Descriptions, Reviews, Etc.
Publisher Description:
The media hype surrounding a dead woman found on the railroad of a quaint U.S. border town suggests the U.S. Border Patrol is responsible. As public outrage grows, the U.S. Border Patrol assigns their special agent Brian Hudson the task of solving the mystery surrounding her death and saving the agency from further embarrassment in the court of public opinion. Brian's investigation, initially stifled by internal bureaucracy, corruption and deception, lurches into a frenzied jumpstart when one of the trafficked, scorned and discarded victims, Ekamon Jansuk, squeezes through a barely audible distress call from her hiding place in a barricaded house in an affluent northern California suburb. In San Francisco, Lynn Chidu is forced to choose between jail time and succumbing to sexual harassment, thanks to administrative irregularities uncovered by a senior corporate executive with a history of female molestation.
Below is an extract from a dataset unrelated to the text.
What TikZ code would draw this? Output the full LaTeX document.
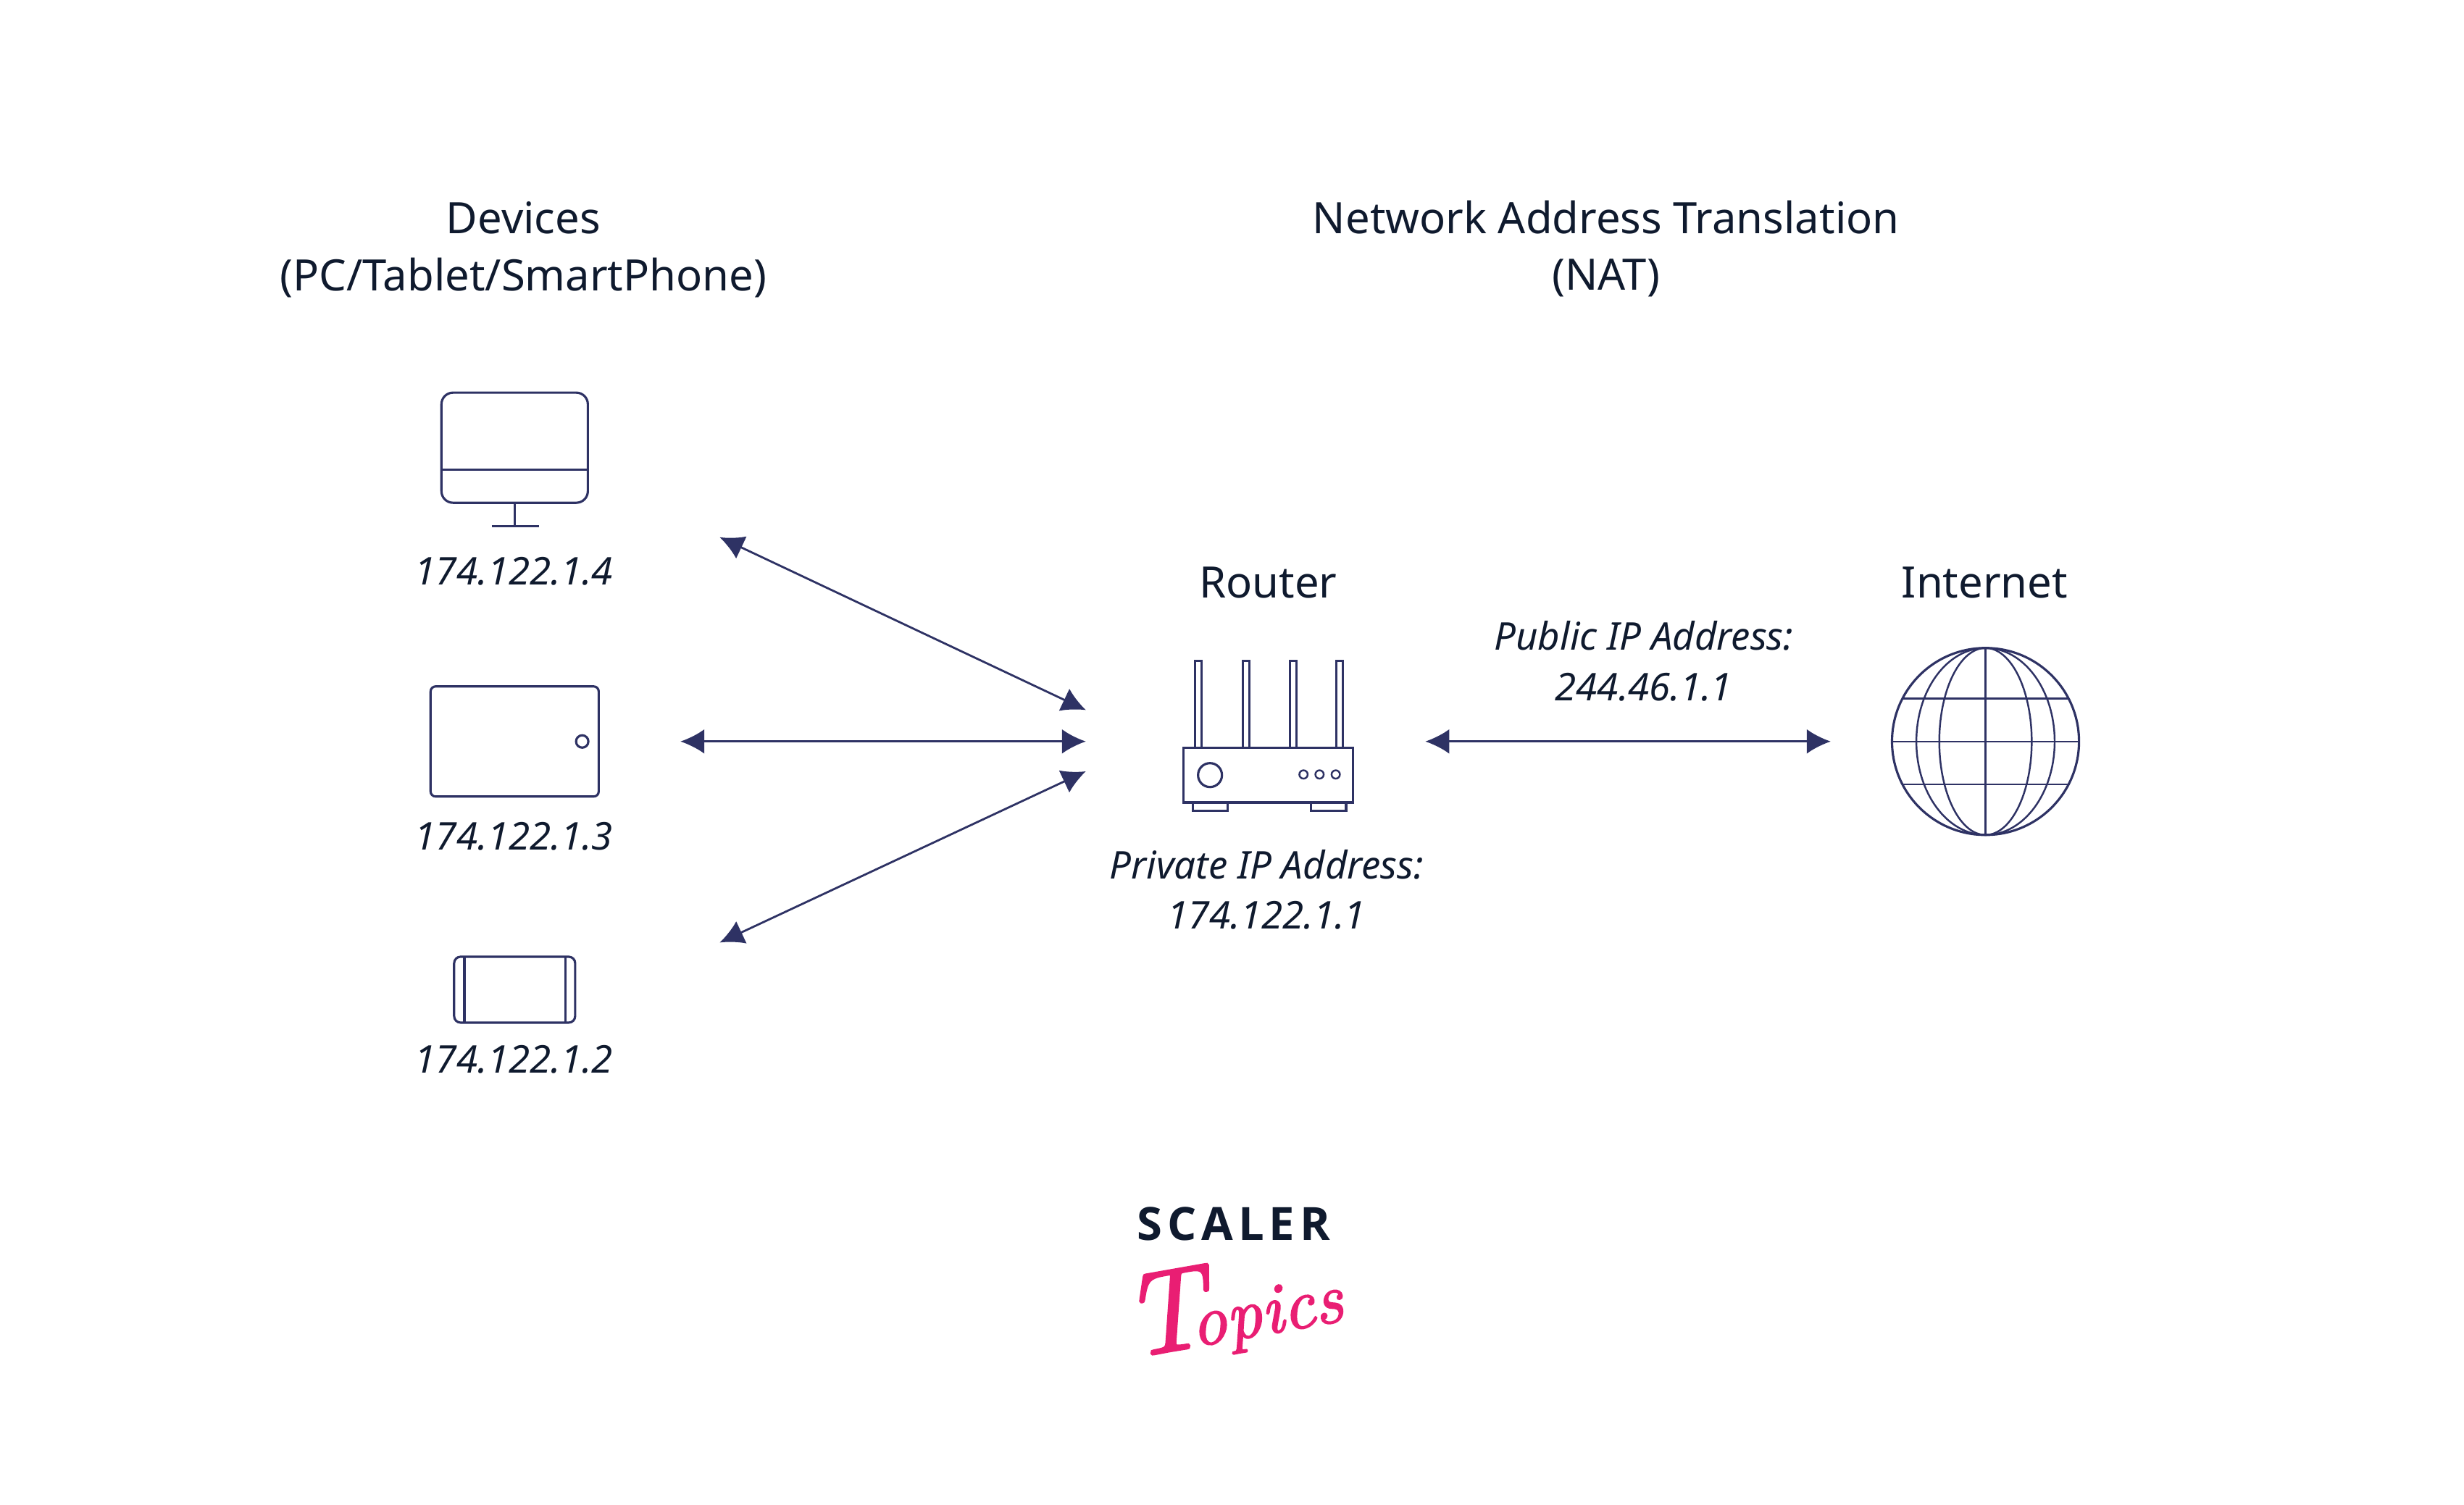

Lynn opts to become a corporate spy at the urging of human rights activist Robin Kirchoff, who suspects that Lynn's employer is a front for a worldwide high-tech human trafficking ring; whose intrusive and pervasive cutting edge technology aids crime families and organizations around the world to traffic women for every conceivable use and debased exploitation. To rescue thousands of trafficked women conned and entrapped against their will across the U.S., Brian, Lynn, and Robin will have to risk their lives to outwit a management team bent on cornering the ten billion-dollar human trafficking industry and changing the rules of U.S. border enforcement.